Different Ways to Communicate

Different Ways to Communicate

How to Promote Communicating for Different Purposes

There are many different ways a child can use language in order to communicate. Not only is it important to increase the child’s vocabulary, but it is also important to increase the variety of ways a child is using language. This helps build a strong foundation for future language to develop.

A child may use actions or words to communicate. Here you will find 10 different purposes listed along with examples and strategies that can be used to help your child communicate. Typically developing children should be able to use most of the intentions by 18 months of age, but the last intention may not show up until about 24 months.

Acknowledging – This is one of the earlier developing purposes.
Examples: action (child turns head and smiles when Barney is mentioned) word (child says “Barney” when adult mentions child’s favorite show).
Strategies to help your child use this purpose: Adult “accidentally” drops a spoon on the floor and ignores the spoon until the child indicates that something happened. Adult takes cookies out of a grocery bag in plain view of the child. If necessary, the adult makes noise with the cookie package and eats a cookie.

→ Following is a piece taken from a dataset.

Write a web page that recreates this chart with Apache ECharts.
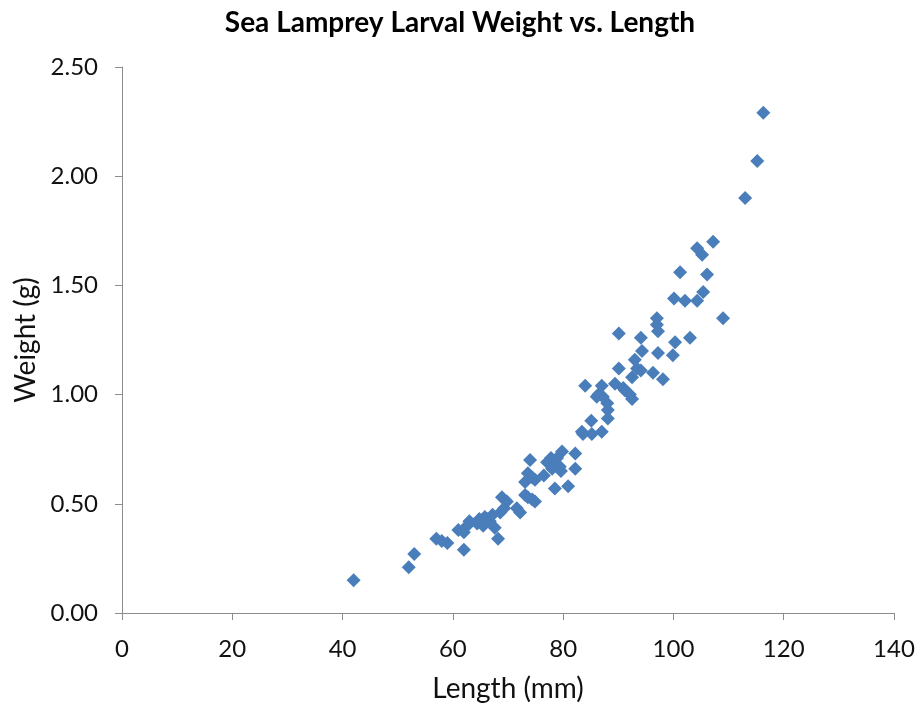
<!DOCTYPE html>
<html>
<head>
<meta charset="utf-8">
<script src="https://cdn.jsdelivr.net/npm/echarts@6/dist/echarts.min.js"></script>
<style>
  html, body { margin: 0; padding: 0; background: #ffffff; }
  #chart { width: 920px; height: 708px; }
</style>
</head>
<body>
<div id="chart"></div>
<script>
// Larval sea lamprey measurements: total length (mm) and weight (g)
const lengths = [
  42, 52, 53, 57, 59, 61, 62, 62, 63, 62.6,
  64.4, 65.5, 65.8, 66.7, 67.6, 68.2, 68.6, 68.9, 69.8, 71.6,
  72.2, 73.1, 74.4, 73.6, 74.9, 73.1, 74.4, 73.6, 74.9, 74,
  77.1, 79.8, 82.2, 78, 79.4, 82.2, 78.5, 80.9, 78.2, 78.9,
  84, 87, 89.4, 90.9, 92.5, 86.1, 87.2, 88, 88.1, 88.1,
  85.1, 83.4, 85.2, 87, 83.6, 90.1, 94.1, 97.2, 103, 100.3,
  94.3, 97.2, 99.9, 93, 90.1, 92.5, 94.1, 96.3, 98.1, 91.2,
  92.1, 93.4, 97, 97, 104.3, 107.2, 105.2, 101.2, 106.1, 100.1,
  102.1, 104.3, 105.4, 109, 113, 115.2, 116.3, 66.2, 67.2, 76.5,
  58, 64.8, 69.3, 77.8, 79.6, 86.4
];
const weights = [
  0.15, 0.21, 0.27, 0.34, 0.32, 0.38, 0.29, 0.37, 0.42, 0.40,
  0.41, 0.40, 0.44, 0.42, 0.39, 0.34, 0.46, 0.53, 0.51, 0.48,
  0.46, 0.60, 0.62, 0.53, 0.51, 0.54, 0.52, 0.64, 0.61, 0.70,
  0.69, 0.74, 0.73, 0.66, 0.67, 0.66, 0.57, 0.58, 0.69, 0.71,
  1.04, 1.04, 1.05, 1.03, 0.98, 0.99, 0.99, 0.96, 0.93, 0.89,
  0.88, 0.83, 0.82, 0.83, 0.82, 1.28, 1.26, 1.29, 1.26, 1.24,
  1.20, 1.19, 1.18, 1.16, 1.12, 1.08, 1.11, 1.10, 1.07, 1.02,
  1.00, 1.12, 1.35, 1.32, 1.67, 1.70, 1.64, 1.56, 1.55, 1.44,
  1.43, 1.43, 1.47, 1.35, 1.90, 2.07, 2.29, 0.43, 0.45, 0.63,
  0.33, 0.43, 0.48, 0.71, 0.65, 1.00
];
const xTicks = [0, 20, 40, 60, 80, 100, 120, 140];
const yTicks = [0, 0.5, 1.0, 1.5, 2.0, 2.5];

const points = lengths.map((len, i) => [len, weights[i]]);

const chart = echarts.init(document.getElementById('chart'), null, { renderer: 'canvas' });
const axisFont = 'Lato, "Open Sans", sans-serif';

chart.setOption({
  backgroundColor: '#ffffff',
  animation: false,
  title: {
    text: 'Sea Lamprey Larval Weight vs. Length',
    left: 'center',
    top: 4,
    textStyle: { fontFamily: axisFont, fontWeight: 'bold', fontSize: 28, color: '#000' }
  },
  grid: { left: 122, right: 26, top: 67, bottom: 94, containLabel: false },
  xAxis: {
    type: 'value',
    min: xTicks[0],
    max: xTicks[xTicks.length - 1],
    interval: xTicks[1] - xTicks[0],
    name: 'Length (mm)',
    nameLocation: 'middle',
    nameGap: 62,
    nameTextStyle: { fontFamily: axisFont, fontSize: 28, color: '#111' },
    axisLine: { show: true, lineStyle: { color: '#8c8c8c', width: 1 } },
    axisTick: { show: true, inside: false, length: 7, lineStyle: { color: '#8c8c8c' } },
    axisLabel: { fontFamily: axisFont, fontSize: 24, color: '#111', margin: 24 },
    splitLine: { show: false }
  },
  yAxis: {
    type: 'value',
    min: yTicks[0],
    max: yTicks[yTicks.length - 1],
    interval: yTicks[1] - yTicks[0],
    name: 'Weight (g)',
    nameLocation: 'middle',
    nameGap: 80,
    nameRotate: 90,
    nameTextStyle: { fontFamily: axisFont, fontSize: 28, color: '#111' },
    axisLine: { show: true, lineStyle: { color: '#8c8c8c', width: 1 } },
    axisTick: { show: true, inside: false, length: 7, lineStyle: { color: '#8c8c8c' } },
    axisLabel: {
      fontFamily: axisFont, fontSize: 24, color: '#111', margin: 24,
      formatter: v => v.toFixed(2)
    },
    splitLine: { show: false }
  },
  series: [{
    type: 'scatter',
    data: points,
    symbol: 'diamond',
    symbolSize: 14,
    itemStyle: { color: '#4a7ebb', opacity: 1 }
  }]
});
</script>
</body>
</html>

Answering – This is also another purpose that develops sooner than other purposes.
Examples: action (child points to nose when asked) word (child says “nose” when asked “what’s this?”)
Strategies to help your child use this purpose: Adult hides a familiar item in a bag, brings it out and asks “what’s this?” Adult hides a familiar item while playing and asks “where’s _____?”


Commenting on an Activity
Examples: action (child points when spoon falls) word (child says “down”)
Strategies to help your child use this purpose: Adult throws a toy bug on the wall that slowly creeps down the wall. Adult pushes a swing with no one in it.


Seeking Attention
Examples: action (child crying and hugging adult’s leg) word (child says “watch me”)
Strategies to help your child use this purpose: Adult “accidently” spills some water or juice in front of the child and ignores the spill. Adult places a paper plate on his head while he is at the table initially ignoring the child’s attempts to get your attention to let you know that something is wrong.


Requesting an Item
Examples: action (child reaches or points at item wanted) word (child says “cookie”)
Strategies to help your child use this purpose: Adult eats the desired food item without offering any to the child. Adult places a favorite toy out of reach when the child isn’t looking.


Requesting an Activity
Examples: action (child hands to to adult to turn it on) word (child says “help”)
Strategies to help your child use this purpose: Adult initiates a pleasurable game or action, then stops and waits. Adult blows up a balloon and slowly deflates it then holds it to her mouth and waits or hands it to the child and waits. Adult opens a jar of bubbles, blows some, then closes the jar tightly and gives it to the child. While the child is watching, the adult places a desired food item in a clear container that the child cannot open.  Then the adult places it in front of the child.


Protesting
Examples: action (child pushes away or in uncooperative) word (child says “no”)
Strategies to help your child use this purpose: Adult hands a disliked food item to the child. Adult offers a choice of two items and then hands the child the wrong choice.


Commenting on an Item
Examples: action (child points at object) word (child says “wow” or “big”)
Strategies to help your child use this purpose: Adult rolls a ball to the child After a few turns the adult substitutes a different toy (not a ball) and rolls it. Adult blows a big bubble in front of the child.


Greetings (Hi and Bye)
Examples: action (waving) word (“hi”)
Strategies to help your child use this purpose: Adult waves and says “hi” and “bye” to objects as they are removed from or placed in containers. Adult produces two telephones and “calls” the child emphasizing “hi” and “bye.” After three or four phone calls the adult pauses and waits for the child to say “hi” or “bye.”


Requesting Information
Examples: action (reaching or pointing) word (child says “wassat?”)
Strategies to help your child use this purpose: Adult plays with new or unusual item in front of the child. Adult hides an item in a bag and peeks in the bag exclaiming about the item (i.e. “Wow! Look at that!) without bringing it out of the bag.